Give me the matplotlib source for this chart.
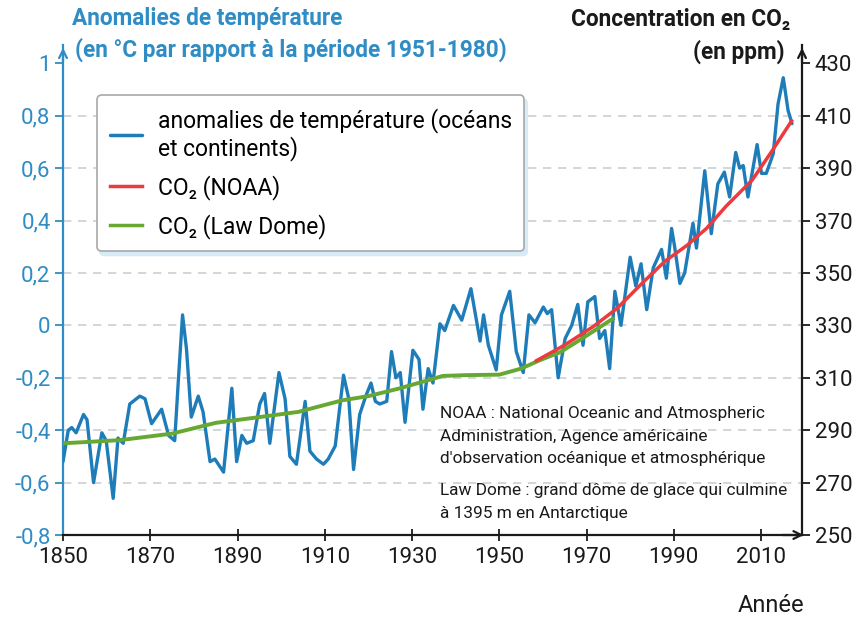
import matplotlib
matplotlib.use('Agg')
import matplotlib.pyplot as plt
from matplotlib.ticker import FixedLocator, FuncFormatter

FONT = ['Roboto', 'DejaVu Sans']
plt.rcParams['font.family'] = FONT

# ---- data ----
temp_years = [1850.0, 1851.2, 1852.0, 1853.0, 1854.7, 1855.5, 1857.0, 1858.9, 1859.9, 1861.5,
              1862.6, 1863.8, 1865.3, 1867.6, 1868.8, 1870.3, 1872.6, 1874.2, 1875.6, 1876.4,
              1877.4, 1878.3, 1879.4, 1881.0, 1882.1, 1883.7, 1884.8, 1886.8, 1888.7, 1889.8,
              1891.0, 1892.1, 1893.6, 1895.1, 1896.2, 1897.4, 1899.5, 1900.9, 1902.0, 1903.5,
              1905.5, 1906.6, 1908.1, 1909.7, 1910.8, 1912.4, 1914.3, 1915.5, 1916.6, 1918.0,
              1919.4, 1920.6, 1921.6, 1922.6, 1924.2, 1925.3, 1926.3, 1927.3, 1928.4, 1930.2,
              1931.6, 1932.5, 1933.7, 1934.8, 1936.4, 1937.5, 1939.5, 1941.4, 1943.5, 1945.6,
              1946.4, 1947.5, 1949.3, 1950.5, 1952.4, 1953.9, 1955.5, 1956.8, 1958.2, 1960.1,
              1961.0, 1962.0, 1963.5, 1965.1, 1966.6, 1968.0, 1969.2, 1970.3, 1971.9, 1973.0,
              1974.2, 1975.3, 1976.5, 1977.9, 1980.0, 1981.3, 1982.5, 1983.8, 1985.3, 1987.2,
              1988.3, 1989.5, 1990.2, 1991.4, 1992.5, 1994.4, 1995.2, 1997.1, 1998.6, 2000.1,
              2001.6, 2002.8, 2004.2, 2005.1, 2005.9, 2007.0, 2009.1, 2010.1, 2011.2, 2012.8,
              2013.9, 2015.1, 2016.2, 2017.1]
temp_values = [-0.52, -0.40, -0.39, -0.41, -0.34, -0.36, -0.60, -0.41, -0.44, -0.66,
               -0.43, -0.45, -0.30, -0.27, -0.28, -0.375, -0.32, -0.42, -0.44, -0.22,
               0.04, -0.09, -0.35, -0.27, -0.33, -0.52, -0.51, -0.56, -0.24, -0.52,
               -0.42, -0.45, -0.44, -0.30, -0.26, -0.45, -0.18, -0.28, -0.50, -0.53,
               -0.29, -0.48, -0.51, -0.53, -0.51, -0.46, -0.19, -0.28, -0.55, -0.34,
               -0.27, -0.22, -0.29, -0.30, -0.29, -0.10, -0.20, -0.18, -0.37, -0.095,
               -0.13, -0.32, -0.165, -0.22, 0.006, -0.02, 0.076, 0.02, 0.14, -0.06,
               0.04, -0.076, -0.17, 0.04, 0.13, -0.10, -0.18, 0.04, 0.01, 0.07,
               0.045, 0.06, -0.20, -0.05, 0.0, 0.08, -0.076, 0.09, 0.11, -0.05,
               -0.02, -0.165, 0.13, 0.0, 0.26, 0.15, 0.235, 0.06, 0.22, 0.29,
               0.18, 0.37, 0.30, 0.16, 0.20, 0.39, 0.295, 0.59, 0.35, 0.54,
               0.585, 0.49, 0.66, 0.60, 0.61, 0.49, 0.69, 0.58, 0.58, 0.655,
               0.845, 0.945, 0.82, 0.77]

co2_law_years = [1850, 1863, 1875, 1885, 1895, 1904, 1914, 1920, 1927, 1935,
                 1937, 1942, 1950, 1955, 1959, 1964, 1969, 1976]
co2_law_ppm = [285, 286.2, 288.7, 292.8, 295, 297, 301.4, 303, 305.9, 309.7,
               310.7, 311, 311.2, 313.5, 316.5, 319.8, 325, 332.5]

co2_noaa_years = [1958.5, 1965, 1971.5, 1977, 1983, 1988, 1993, 1997.5, 2002, 2008, 2012.7, 2017]
co2_noaa_ppm = [316.5, 322.5, 329.5, 336.5, 346.5, 354.5, 360.5, 367, 375.5, 385.5, 397, 408]

x_ticks = [1850, 1870, 1890, 1910, 1930, 1950, 1970, 1990, 2010]
temp_ticks = [-0.8, -0.6, -0.4, -0.2, 0, 0.2, 0.4, 0.6, 0.8, 1]
grid_levels = [-0.6, -0.4, -0.2, 0, 0.2, 0.4, 0.6, 0.8]
ppm_ticks = [250, 270, 290, 310, 330, 350, 370, 390, 410, 430]

label_temp = "anomalies de température (océans\net continents)"
label_noaa = "CO₂ (NOAA)"
label_law = "CO₂ (Law Dome)"

BLUE = '#1e7db9'
AXBLUE = '#2f8cc4'
RED = '#ec3b3f'
GREEN = '#66a832'
DARK = '#1a1a1a'

fig = plt.figure(figsize=(8.68, 6.24), dpi=100)
fig.patch.set_facecolor('white')
ax = fig.add_axes([0.0726, 0.1426, 0.8514, 0.7853])
ax2 = ax.twinx()

ax.set_xlim(1850, 2019.4)
ax.set_ylim(-0.8, 1.07)
ax2.set_ylim(250, 437)

for g in grid_levels:
    ax.axhline(g, color='#c9cfd6', lw=1.2, dashes=(5, 4), zorder=0)

l1, = ax.plot(temp_years, temp_values, color=BLUE, lw=2.4, solid_joinstyle='round',
              solid_capstyle='round', zorder=3, label=label_temp)
l3, = ax2.plot(co2_law_years, co2_law_ppm, color=GREEN, lw=2.8, zorder=3, label=label_law)
l2, = ax2.plot(co2_noaa_years, co2_noaa_ppm, color=RED, lw=2.5, zorder=4, label=label_noaa)

# spines
ax.spines['top'].set_visible(False)
ax2.spines['top'].set_visible(False)
ax.spines['right'].set_visible(False)
ax2.spines['left'].set_visible(False)
ax2.spines['bottom'].set_visible(False)
ax.spines['left'].set_color(AXBLUE)
ax.spines['left'].set_linewidth(1.6)
ax.spines['bottom'].set_color(DARK)
ax.spines['bottom'].set_linewidth(1.6)
ax2.spines['right'].set_color(DARK)
ax2.spines['right'].set_linewidth(1.6)

ax.xaxis.set_major_locator(FixedLocator(x_ticks))
ax.tick_params(axis='x', direction='inout', length=9, width=1.3, colors=DARK,
               labelsize=16, pad=4)
ax.yaxis.set_major_locator(FixedLocator(temp_ticks))
ax.yaxis.set_major_formatter(FuncFormatter(
    lambda v, p: ('%g' % v).replace('.', ',') if abs(v) > 1e-9 else '0'))
ax.tick_params(axis='y', direction='out', length=6, width=1.3, colors=AXBLUE,
               labelsize=16, pad=3)
ax2.yaxis.set_major_locator(FixedLocator(ppm_ticks))
ax2.tick_params(axis='y', direction='out', length=6, width=1.3, colors=DARK,
                labelsize=16, pad=3)

# arrows on axes
ax.annotate('', xy=(0, 1.0), xytext=(0, 0.96), xycoords='axes fraction',
            arrowprops=dict(arrowstyle='->', color=AXBLUE, lw=1.6, mutation_scale=14))
ax2.annotate('', xy=(1, 1.0), xytext=(1, 0.96), xycoords='axes fraction',
             arrowprops=dict(arrowstyle='->', color=DARK, lw=1.6, mutation_scale=14))
ax2.annotate('', xy=(1.006, 0), xytext=(0.97, 0), xycoords='axes fraction',
             arrowprops=dict(arrowstyle='->', color=DARK, lw=1.6, mutation_scale=14))

leg = ax2.legend(handles=[l1, l2, l3], loc='upper left', bbox_to_anchor=(0.046, 0.898),
                 borderaxespad=0, fontsize=16.5, frameon=True, fancybox=True,
                 handlelength=1.4, handletextpad=0.7, borderpad=0.55, labelspacing=0.6,
                 edgecolor='#a8a8a8', framealpha=1,
                 shadow={'color': '#d6ebf6', 'alpha': 1, 'ox': 2, 'oy': -3})
leg.get_frame().set_linewidth(1.2)
for h in leg.legend_handles:
    h.set_linewidth(2.5)

# titles
fig.text(0.083, 0.971, 'Anomalies de température', color=AXBLUE, fontsize=16.3,
         fontweight='bold', ha='left', va='center')
fig.text(0.0864, 0.920, '(en °C par rapport à la période 1951-1980)', color=AXBLUE,
         fontsize=16.3, fontweight='bold', ha='left', va='center')
fig.text(0.910, 0.968, 'Concentration en CO₂', color=DARK, fontsize=16.3,
         fontweight='bold', ha='right', va='center')
fig.text(0.904, 0.917, '(en ppm)', color=DARK, fontsize=16.3, fontweight='bold',
         ha='right', va='center')
fig.text(0.927, 0.030, 'Année', color=DARK, fontsize=17, ha='right', va='center')

note = ("NOAA : National Oceanic and Atmospheric\n"
        "Administration, Agence américaine\n"
        "d'observation océanique et atmosphérique")
note2 = ("Law Dome : grand dôme de glace qui culmine\n"
         "à 1395 m en Antarctique")
fig.text(0.507, 0.301, note, fontsize=12.4, ha='left', va='center', linespacing=1.65,
         color=DARK)
fig.text(0.507, 0.1955, note2, fontsize=12.4, ha='left', va='center', linespacing=1.65,
         color=DARK)

fig.savefig('out.png', dpi=100, facecolor='white')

---------------

> [Task brief]
Reproduce the data above word for word from its first line through the line that holds "plt.rcParams['font.family'] = FONT", both ends included; skip pictures.

> [Exercise answer]
Give me the matplotlib source for this chart.
import matplotlib
matplotlib.use('Agg')
import matplotlib.pyplot as plt
from matplotlib.ticker import FixedLocator, FuncFormatter

FONT = ['Roboto', 'DejaVu Sans']
plt.rcParams['font.family'] = FONT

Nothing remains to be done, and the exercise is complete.